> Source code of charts
+ + +

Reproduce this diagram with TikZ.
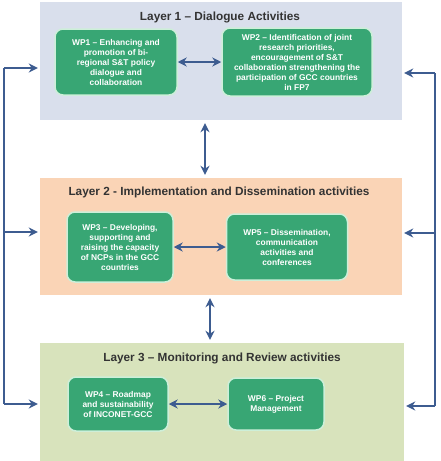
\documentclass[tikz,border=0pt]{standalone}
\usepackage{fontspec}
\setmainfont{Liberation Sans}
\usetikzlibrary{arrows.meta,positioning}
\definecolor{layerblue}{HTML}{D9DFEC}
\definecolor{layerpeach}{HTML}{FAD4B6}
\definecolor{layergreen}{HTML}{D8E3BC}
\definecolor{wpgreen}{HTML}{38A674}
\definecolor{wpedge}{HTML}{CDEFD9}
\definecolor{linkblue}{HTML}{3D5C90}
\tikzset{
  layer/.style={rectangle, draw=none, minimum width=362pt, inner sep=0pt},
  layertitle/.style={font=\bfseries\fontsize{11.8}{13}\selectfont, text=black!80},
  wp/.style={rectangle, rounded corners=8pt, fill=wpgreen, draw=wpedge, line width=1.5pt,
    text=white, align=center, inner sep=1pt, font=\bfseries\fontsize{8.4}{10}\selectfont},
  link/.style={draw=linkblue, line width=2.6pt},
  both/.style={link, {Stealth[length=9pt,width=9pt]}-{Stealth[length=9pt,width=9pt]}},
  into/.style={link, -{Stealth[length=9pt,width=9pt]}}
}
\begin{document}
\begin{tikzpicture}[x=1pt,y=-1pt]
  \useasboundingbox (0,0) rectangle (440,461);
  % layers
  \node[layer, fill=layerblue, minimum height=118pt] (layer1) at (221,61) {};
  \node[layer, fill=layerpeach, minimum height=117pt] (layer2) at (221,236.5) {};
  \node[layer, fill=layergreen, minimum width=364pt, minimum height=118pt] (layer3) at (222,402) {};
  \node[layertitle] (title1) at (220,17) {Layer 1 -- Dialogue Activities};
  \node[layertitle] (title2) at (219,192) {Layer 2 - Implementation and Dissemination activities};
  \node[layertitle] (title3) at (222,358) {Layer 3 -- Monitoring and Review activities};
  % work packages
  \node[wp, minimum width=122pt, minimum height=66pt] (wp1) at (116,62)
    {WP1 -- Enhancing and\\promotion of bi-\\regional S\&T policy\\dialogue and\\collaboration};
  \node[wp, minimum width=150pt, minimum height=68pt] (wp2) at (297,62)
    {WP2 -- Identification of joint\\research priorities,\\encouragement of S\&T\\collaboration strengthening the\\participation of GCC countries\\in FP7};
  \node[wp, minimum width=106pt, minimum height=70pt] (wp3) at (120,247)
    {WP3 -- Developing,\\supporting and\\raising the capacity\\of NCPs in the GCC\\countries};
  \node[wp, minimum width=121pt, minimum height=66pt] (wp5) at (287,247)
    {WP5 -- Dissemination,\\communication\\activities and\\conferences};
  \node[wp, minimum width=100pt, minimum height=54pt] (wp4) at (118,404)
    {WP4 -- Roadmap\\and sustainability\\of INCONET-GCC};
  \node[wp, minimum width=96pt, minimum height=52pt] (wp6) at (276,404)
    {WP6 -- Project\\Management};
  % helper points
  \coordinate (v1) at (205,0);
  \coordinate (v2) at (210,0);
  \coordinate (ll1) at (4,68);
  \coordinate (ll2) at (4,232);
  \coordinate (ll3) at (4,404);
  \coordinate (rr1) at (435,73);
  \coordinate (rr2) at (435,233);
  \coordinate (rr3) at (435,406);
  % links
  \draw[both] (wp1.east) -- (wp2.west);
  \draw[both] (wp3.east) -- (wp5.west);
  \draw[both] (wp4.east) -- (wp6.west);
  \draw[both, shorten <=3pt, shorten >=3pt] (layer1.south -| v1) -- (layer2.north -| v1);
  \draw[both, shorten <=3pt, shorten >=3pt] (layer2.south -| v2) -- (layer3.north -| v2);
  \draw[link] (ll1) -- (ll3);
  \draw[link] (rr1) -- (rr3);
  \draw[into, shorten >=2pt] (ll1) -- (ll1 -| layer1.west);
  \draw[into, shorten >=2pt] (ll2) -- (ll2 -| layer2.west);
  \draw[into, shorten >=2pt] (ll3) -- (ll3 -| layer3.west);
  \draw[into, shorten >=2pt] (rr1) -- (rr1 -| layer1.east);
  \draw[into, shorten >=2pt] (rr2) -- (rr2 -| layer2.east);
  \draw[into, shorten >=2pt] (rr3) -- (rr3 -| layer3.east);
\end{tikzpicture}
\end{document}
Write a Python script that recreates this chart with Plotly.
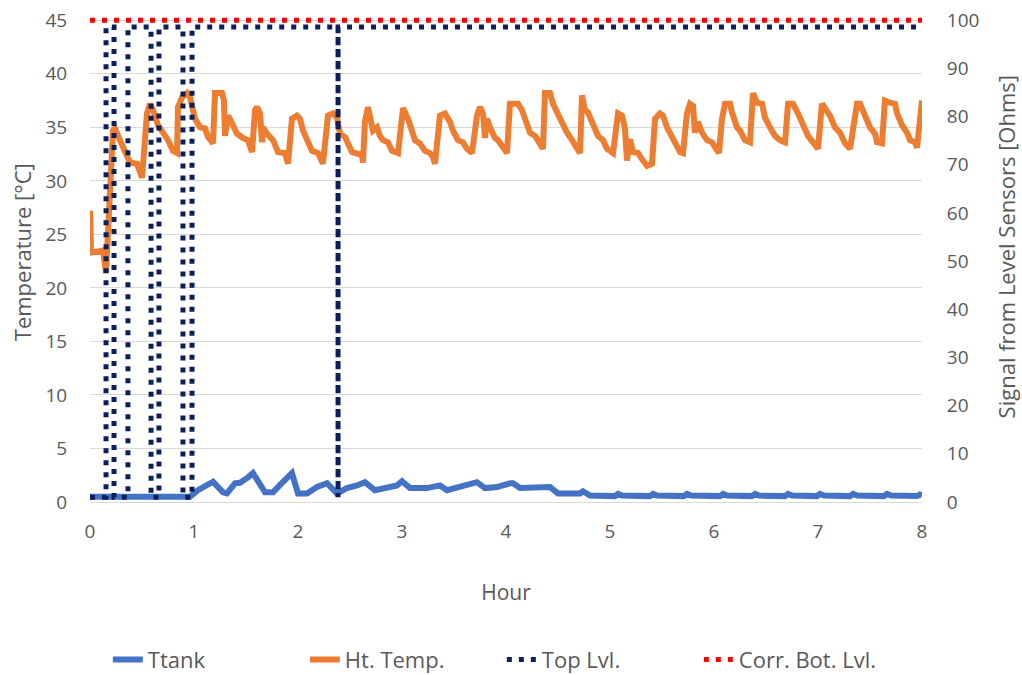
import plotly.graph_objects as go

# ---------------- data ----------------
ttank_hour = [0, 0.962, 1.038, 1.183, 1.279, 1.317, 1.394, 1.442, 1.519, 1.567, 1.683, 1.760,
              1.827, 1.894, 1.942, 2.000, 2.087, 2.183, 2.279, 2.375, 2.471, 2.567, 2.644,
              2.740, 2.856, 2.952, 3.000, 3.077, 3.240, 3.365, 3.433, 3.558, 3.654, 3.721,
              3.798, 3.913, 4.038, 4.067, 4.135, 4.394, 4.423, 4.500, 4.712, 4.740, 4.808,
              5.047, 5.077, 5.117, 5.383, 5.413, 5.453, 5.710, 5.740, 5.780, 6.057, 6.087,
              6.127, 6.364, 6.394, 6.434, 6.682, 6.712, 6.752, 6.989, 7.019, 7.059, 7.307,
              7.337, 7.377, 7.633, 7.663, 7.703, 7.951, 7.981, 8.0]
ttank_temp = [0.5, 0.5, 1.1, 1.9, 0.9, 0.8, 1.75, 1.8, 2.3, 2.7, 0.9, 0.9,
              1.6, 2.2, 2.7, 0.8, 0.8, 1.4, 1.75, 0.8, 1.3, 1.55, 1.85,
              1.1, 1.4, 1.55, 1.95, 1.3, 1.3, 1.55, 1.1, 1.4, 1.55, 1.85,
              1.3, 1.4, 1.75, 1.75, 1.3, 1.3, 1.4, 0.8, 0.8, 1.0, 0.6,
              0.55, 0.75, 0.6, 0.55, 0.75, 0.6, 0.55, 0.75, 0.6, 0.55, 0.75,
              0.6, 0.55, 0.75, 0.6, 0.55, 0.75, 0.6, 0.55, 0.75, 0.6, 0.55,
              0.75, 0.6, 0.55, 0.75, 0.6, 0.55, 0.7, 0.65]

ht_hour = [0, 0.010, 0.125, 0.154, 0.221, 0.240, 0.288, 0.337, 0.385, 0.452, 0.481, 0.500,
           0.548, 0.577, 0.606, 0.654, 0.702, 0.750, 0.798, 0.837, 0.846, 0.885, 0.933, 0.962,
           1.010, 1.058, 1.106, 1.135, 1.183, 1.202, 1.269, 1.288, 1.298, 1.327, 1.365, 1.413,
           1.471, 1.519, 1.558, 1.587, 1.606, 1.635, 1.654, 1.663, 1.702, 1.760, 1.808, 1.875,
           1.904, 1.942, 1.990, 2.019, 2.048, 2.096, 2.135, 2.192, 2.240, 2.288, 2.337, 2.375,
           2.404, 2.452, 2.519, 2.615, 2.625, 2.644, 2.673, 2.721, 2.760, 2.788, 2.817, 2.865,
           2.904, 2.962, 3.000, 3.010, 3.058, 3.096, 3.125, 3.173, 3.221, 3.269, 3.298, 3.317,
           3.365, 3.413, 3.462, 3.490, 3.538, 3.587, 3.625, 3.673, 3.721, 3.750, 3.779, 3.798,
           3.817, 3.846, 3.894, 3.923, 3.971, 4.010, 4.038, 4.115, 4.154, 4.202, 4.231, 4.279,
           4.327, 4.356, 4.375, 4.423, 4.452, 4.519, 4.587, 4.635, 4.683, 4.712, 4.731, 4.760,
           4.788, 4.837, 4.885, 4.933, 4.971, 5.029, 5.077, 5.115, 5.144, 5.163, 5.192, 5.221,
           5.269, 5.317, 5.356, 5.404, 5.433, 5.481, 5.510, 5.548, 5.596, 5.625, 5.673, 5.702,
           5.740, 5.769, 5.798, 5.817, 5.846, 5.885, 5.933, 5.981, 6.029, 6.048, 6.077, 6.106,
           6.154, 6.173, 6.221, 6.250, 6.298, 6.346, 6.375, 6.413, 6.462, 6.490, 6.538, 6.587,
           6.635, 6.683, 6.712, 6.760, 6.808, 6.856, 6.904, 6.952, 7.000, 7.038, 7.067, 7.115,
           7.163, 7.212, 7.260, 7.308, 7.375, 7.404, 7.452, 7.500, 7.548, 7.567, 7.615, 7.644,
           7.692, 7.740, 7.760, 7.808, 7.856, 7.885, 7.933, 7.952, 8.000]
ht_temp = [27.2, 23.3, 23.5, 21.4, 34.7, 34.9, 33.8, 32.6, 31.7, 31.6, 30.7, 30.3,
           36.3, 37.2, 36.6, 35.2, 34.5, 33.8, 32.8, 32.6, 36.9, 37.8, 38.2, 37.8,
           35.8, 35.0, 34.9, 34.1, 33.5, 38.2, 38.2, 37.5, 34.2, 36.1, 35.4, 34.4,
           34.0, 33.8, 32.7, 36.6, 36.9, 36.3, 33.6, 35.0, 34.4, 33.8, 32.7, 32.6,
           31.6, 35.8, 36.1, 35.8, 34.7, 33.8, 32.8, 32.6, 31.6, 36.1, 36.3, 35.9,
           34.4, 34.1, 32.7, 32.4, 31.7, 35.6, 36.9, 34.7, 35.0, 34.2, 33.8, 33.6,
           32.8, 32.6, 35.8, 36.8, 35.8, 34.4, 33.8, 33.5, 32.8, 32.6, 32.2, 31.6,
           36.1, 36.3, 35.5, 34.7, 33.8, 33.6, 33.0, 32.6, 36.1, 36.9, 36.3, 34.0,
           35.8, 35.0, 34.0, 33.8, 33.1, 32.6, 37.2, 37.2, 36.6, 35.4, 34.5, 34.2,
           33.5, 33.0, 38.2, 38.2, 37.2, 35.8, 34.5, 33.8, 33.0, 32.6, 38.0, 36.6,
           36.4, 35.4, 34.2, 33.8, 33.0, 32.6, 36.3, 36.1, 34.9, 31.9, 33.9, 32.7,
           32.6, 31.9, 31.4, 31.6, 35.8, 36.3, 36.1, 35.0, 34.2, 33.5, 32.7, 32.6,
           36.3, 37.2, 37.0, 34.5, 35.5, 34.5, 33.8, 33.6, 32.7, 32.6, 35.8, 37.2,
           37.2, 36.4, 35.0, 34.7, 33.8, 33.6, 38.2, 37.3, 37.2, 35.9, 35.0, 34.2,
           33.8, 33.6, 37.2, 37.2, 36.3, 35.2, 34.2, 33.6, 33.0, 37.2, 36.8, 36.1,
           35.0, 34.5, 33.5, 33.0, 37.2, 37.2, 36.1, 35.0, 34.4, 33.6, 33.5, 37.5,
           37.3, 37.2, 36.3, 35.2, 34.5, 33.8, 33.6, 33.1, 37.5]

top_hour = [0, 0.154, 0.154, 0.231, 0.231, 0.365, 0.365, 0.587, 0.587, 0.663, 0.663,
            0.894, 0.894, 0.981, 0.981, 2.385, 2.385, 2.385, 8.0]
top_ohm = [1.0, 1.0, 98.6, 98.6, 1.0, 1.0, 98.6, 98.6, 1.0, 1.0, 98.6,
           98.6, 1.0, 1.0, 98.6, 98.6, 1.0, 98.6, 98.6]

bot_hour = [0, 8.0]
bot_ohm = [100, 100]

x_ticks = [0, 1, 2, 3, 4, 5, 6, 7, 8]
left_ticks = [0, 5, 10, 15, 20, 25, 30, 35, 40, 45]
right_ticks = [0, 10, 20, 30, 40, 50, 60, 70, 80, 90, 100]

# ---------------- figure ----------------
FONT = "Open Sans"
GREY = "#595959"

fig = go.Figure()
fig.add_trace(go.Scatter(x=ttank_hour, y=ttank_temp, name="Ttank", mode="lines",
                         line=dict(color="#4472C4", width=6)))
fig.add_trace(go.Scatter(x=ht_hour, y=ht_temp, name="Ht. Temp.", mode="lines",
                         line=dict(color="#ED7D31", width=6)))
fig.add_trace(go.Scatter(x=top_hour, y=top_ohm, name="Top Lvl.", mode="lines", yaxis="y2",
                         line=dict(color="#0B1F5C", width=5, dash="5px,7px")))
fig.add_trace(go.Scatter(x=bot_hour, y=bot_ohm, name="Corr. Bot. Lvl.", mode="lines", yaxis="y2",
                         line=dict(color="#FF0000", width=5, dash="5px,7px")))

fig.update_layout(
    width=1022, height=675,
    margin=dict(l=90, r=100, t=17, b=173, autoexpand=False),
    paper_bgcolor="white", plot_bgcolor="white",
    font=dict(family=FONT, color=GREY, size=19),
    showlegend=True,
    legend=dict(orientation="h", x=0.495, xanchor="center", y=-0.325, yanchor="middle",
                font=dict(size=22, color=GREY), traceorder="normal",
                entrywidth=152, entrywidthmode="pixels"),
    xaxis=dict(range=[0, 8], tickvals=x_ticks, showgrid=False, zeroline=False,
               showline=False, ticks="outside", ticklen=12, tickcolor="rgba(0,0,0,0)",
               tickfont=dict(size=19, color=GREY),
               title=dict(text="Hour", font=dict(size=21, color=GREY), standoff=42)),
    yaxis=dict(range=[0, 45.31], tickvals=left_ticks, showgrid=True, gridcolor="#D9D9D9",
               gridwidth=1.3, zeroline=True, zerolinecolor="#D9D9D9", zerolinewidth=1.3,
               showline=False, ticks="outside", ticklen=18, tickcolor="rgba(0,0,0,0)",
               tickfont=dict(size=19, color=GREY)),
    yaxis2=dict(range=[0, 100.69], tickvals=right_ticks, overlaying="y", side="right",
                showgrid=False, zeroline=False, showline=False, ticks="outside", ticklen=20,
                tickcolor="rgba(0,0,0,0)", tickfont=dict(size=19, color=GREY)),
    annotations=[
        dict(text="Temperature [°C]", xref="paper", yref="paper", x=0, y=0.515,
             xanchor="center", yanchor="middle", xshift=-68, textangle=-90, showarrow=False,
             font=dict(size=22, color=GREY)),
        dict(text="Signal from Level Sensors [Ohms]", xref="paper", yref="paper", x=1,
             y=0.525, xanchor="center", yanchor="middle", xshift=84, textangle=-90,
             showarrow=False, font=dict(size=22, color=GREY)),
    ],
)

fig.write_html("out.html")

+ + +

> TO BE DONE
In the listing above, find the line containing "Write a Python" and the line containing "import plotly.graph_objects as go", then write out both of them and every line between, exactly, with no pictures.

> SOLUTION FOR THIS TASK
Write a Python script that recreates this chart with Plotly.
import plotly.graph_objects as go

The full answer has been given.